21 апреля Вильгельм выступил с речью на банкете, устроенном в его честь бургомистром. Не жалея голосовых связок, он напомнил о божественном происхождении власти Гогенцоллернов. Еще одну речь он произнес на борту судна «Фульда», принадлежащего компании «Северогерманский Ллойд». Там он сделал акцент на своей миссии по поддержанию международного мира: «Сохранить мир, всегда и везде, поелику возможно, — это первостепенный предмет моих забот… ибо торговля может процветать только в условиях, когда купцы имеют надежную защиту и опеку… Можете быть уверены, что в этом отношении все совсем не так плохо, как вам может показаться…»
24 апреля в винном погребке «Ратхаузкеллер» (в Бремене) избранное общество предавалось дегустации благородных вин. Вильгельм закурил сигару, все присутствовавшие последовали его примеру. Эйленбург, не переносивший табачного дыма, и Мольтке с трудом нашли помещение, где можно было продохнуть. У 89-летнего фельдмаршала развязался язык. Он посетовал на то, что Бисмарк не сумел приспособиться к новому монарху: «Имея дело с таким молодым и горячим господином, не стоило самому горячиться, надо было проявить больше понимания». Он считал, что Вильгельму следовало оставить старого канцлера на своем посту.
Там же, в Бремене, у Вальдерзее был долгий разговор с Эйленбургом. У главных советников молодого кайзера были различные взгляды. Эйленбург выразил мнение, что все будет хорошо, если Вильгельм будет получать своевременные и правильные советы. Вальдерзее не скрыл своих опасений в отношении внутренней и внешней политики государства, которую намеревался проводить кайзер:
«Что особенно меня беспокоит, так это тот факт, что у кайзера до сих пор нет твердых, устоявшихся взглядов. К счастью, за пределами узкого круга никто об этом не подозревает. Как часто я был свидетелем его шатаний между Австрией и Россией! Как часто он менял свои взгляды о тех или иных лицах! Сегодня он самого лучшего мнения о том-то и том-то, а через несколько дней и слышать о нем не хочет, или наоборот…»
У представителей армейского командования, которое состояло сплошь из пруссаков, были свои основания для недовольства. Их волновало тяготение Вильгельма «к морским волнам», то есть увеличение ассигнований на флот за счет сухопутных сил. В самой армии Вильгельм оказывал явное предпочтение гвардии в ущерб обычным пехотным частям, проявлял грубость в отношении старших по званию офицеров — нечто немыслимое при правлении его деда.

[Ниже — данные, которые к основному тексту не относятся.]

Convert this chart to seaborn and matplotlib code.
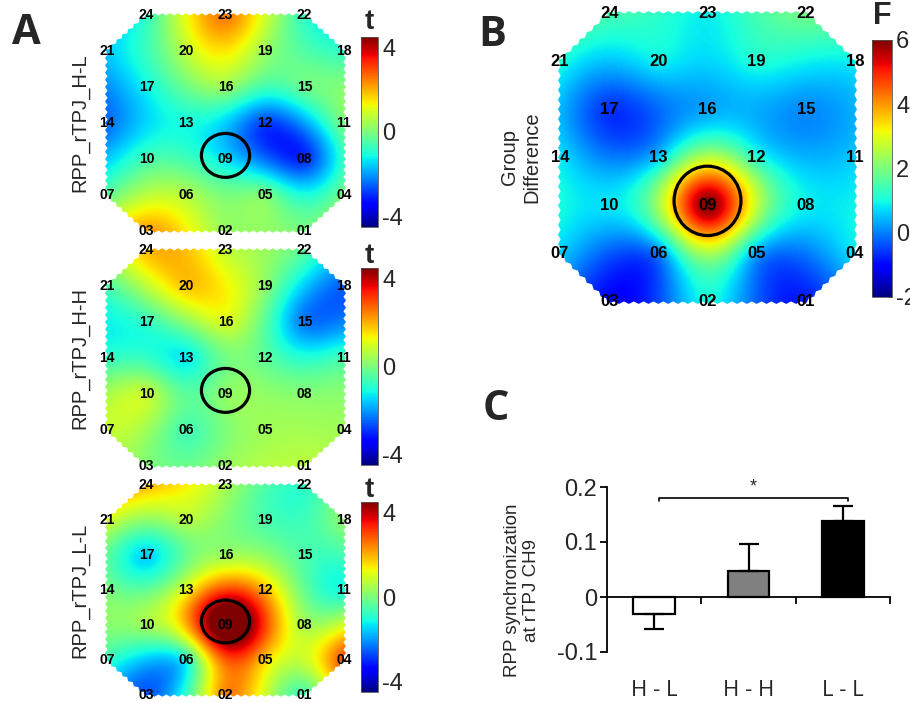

Он выступал за смену командного состава более молодыми офицерами, что многим пришлось не по нраву. От новых поветрий армию защищал Вальдерзее, причем в обход Каприви, который, несмотря на свое генеральское звание, после ухода на гражданскую службу утратил доверие военных. Вальдерзее жаловался, что Вильгельм ведет себя несерьезно: «…устраивает бессмысленные учебные тревоги, неизвестно с какой целью: мы и без того всегда в полной боевой готовности, он упорствует в суждениях по таким вопросам, в которых не разбирается», склонен отмахиваться от мнений более опытных военачальников.